Perhaps Even…. Genuine Spiritual Qualms?
Beyond the politically pragmatic considerations, it is also – of course – possible that the ROC rank and file may find alliance with the State increasingly at odds with their spiritual beliefs. Patriarch Kirill may claim that pacifists “misinterpret the bible”, but the State’s increasingly militarised ideology (read: Patriot Park cathedral), and police violence against protesters – many of them young – is likely to trouble by the consciences of more than a few ROC priests.
The Ukraine Factor
As always when it comes to any Russian issue, Ukraine is never far away. In the wake of the Euromaidan, the Ukrainian Orthodox Church gained autocephaly, i.e. independence from the ROC in January this year. Through their actions during the Euromaidan, Ukrainian churches undoubtedly increased their standing in public esteem. It would not be far fetched to imagine that members of the ROC are looking across the border, anxious that lay Russians are doing the same and therefore comparing them unfavorably to their Ukrainian counterparts. Might some ROC members want to nip that possibility in the bud by tentatively siding with the protesters? I think it’s possible.

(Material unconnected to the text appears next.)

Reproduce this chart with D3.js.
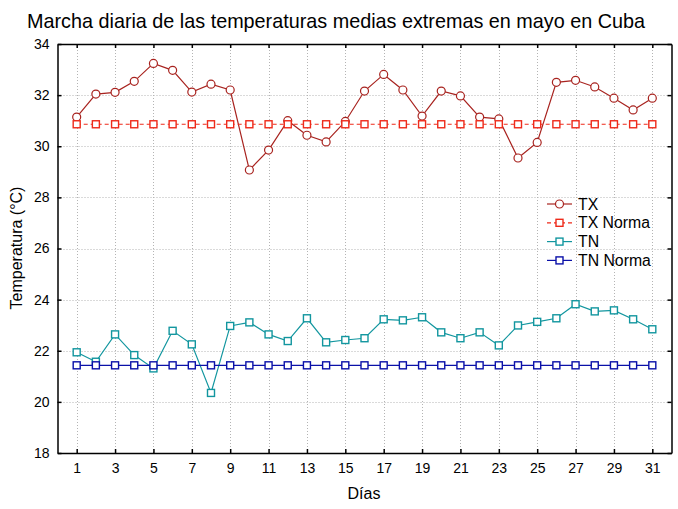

A Weakened State, a Divided Church
So where does this nascent schism between the Russian Church and State leave us? In the case of the former, the tension between those who want to appeal to the largely non-practising 90% and those who want only to appeal to the conservative hardliners (highlighted by Paneyakh) becomes ever more exacerbated. In the case of the latter, the ROC’s faltering support – even if this faltering only effects a minority – can only put a dent in the moral and spiritual legitimacy (and superiority) that it has claimed since 2012. As yet, it is far too early to make any definitive judgement as to the future of Church/State relations. However, with increasing media attention paid to the tensions in their alliance, and the general oppositional mood showing no signs of abating, it is certain that the future path of the holy tandem will be far from smooth.